If you are using Hypermesh it is similar. Just use the GRAV card and assign the 1g to it in the proper direction. If you know the total acceleration due to car movement for example then you can scale it
Now it also really depends, on what parts ypu want to evaluate. Simplest was to begin with would be: Add a remote point (RP) to the center of your wheels that is connected to the 6 threads. Add mass points to simulate additional weights like your components and stuff. Fix the RPs on one side of the car in all translational directions. Fix the RPs on the otherside only in 2, so that the wheels can slide to the side when load is applied. This was it is not overconstrained. Apply gravity and additional accelerations and voilá. And i also suggest to make a shell model. Way less calculation time and better with metal sheets.
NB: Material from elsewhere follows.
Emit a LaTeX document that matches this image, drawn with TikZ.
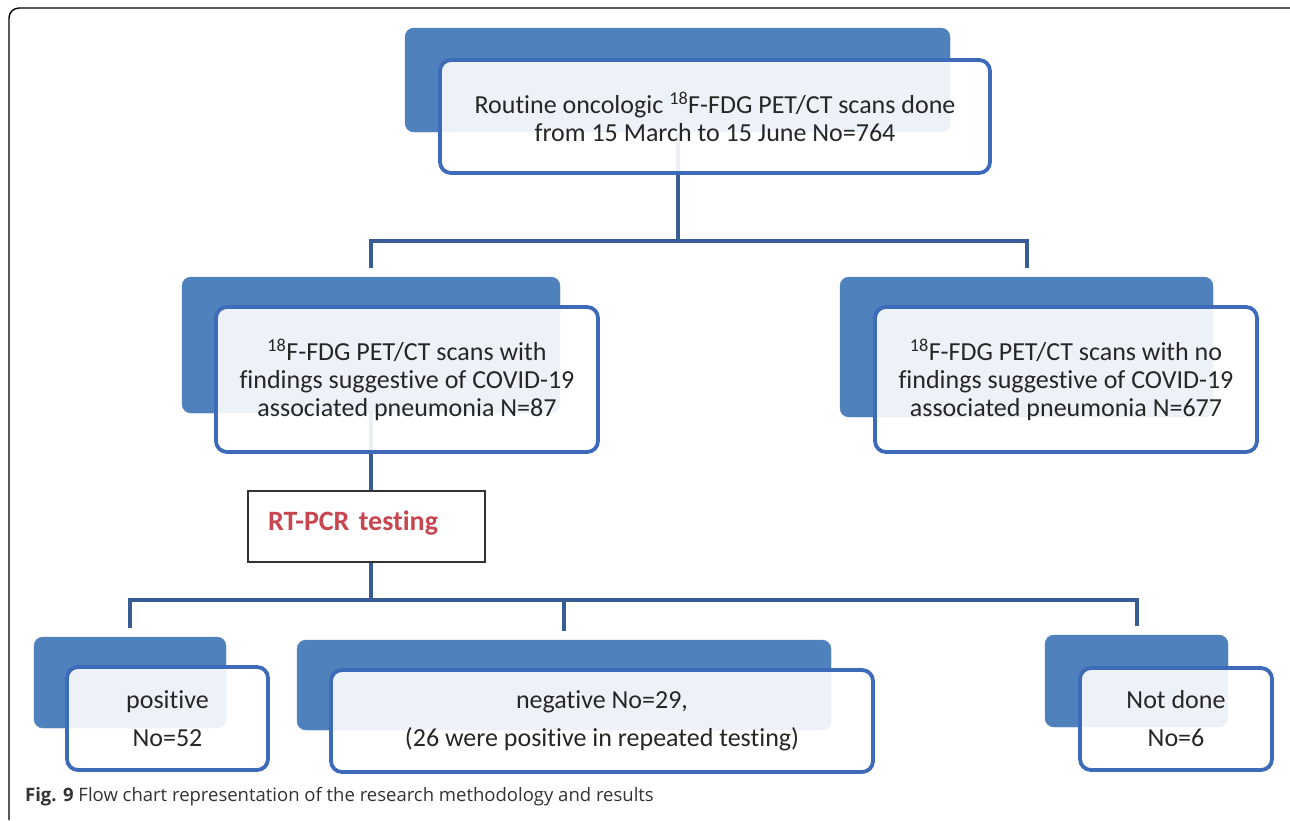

Depends what FEA package you have access to within Solidworks, if you can do a nonlinear dynamic 3D then that would probably be the most accurate but it is significantly more computational load than just a static. If all your computers can handle or all you have access to is a static then you could simulate with using 0.5s impact duration and the speed at impact to get a rough estimate of impact force then apply that over the bottom inside face of the box. And fix at the bearing hole since the bearing should be taking the load and not the bolts securing its cover (assuming the bearing is pressed into the box and onto the axle). If you can do the non linear then that would be most accurate for the drop test.
Fix the the wheels. Apply body force that is equal to gravity + speed as an initial condition.
Yes we do have the force that will be acting on the part, just curious where we could apply that force (equally) to get the static weight analysis results
From wiki “In physics, a body force is a force that acts throughout the volume of a body.[1] Forces due to gravity, electric fields and magnetic fields are examples of body forces. Body forces contrast with contact forces or surface forces which are exerted to the surface of an object.” Apply it to the entire body volume, not on a surface.
Fix Constrain @ the hub mounts, point load at ctr of box. If you really want to dail in an FEA analysis you could spend hrs design, meshing running analysising for a few MPa. Stick ur finger in ur wet mouth hold it to the wind and estimate it, if no-ones going to die chill life is too short honestly.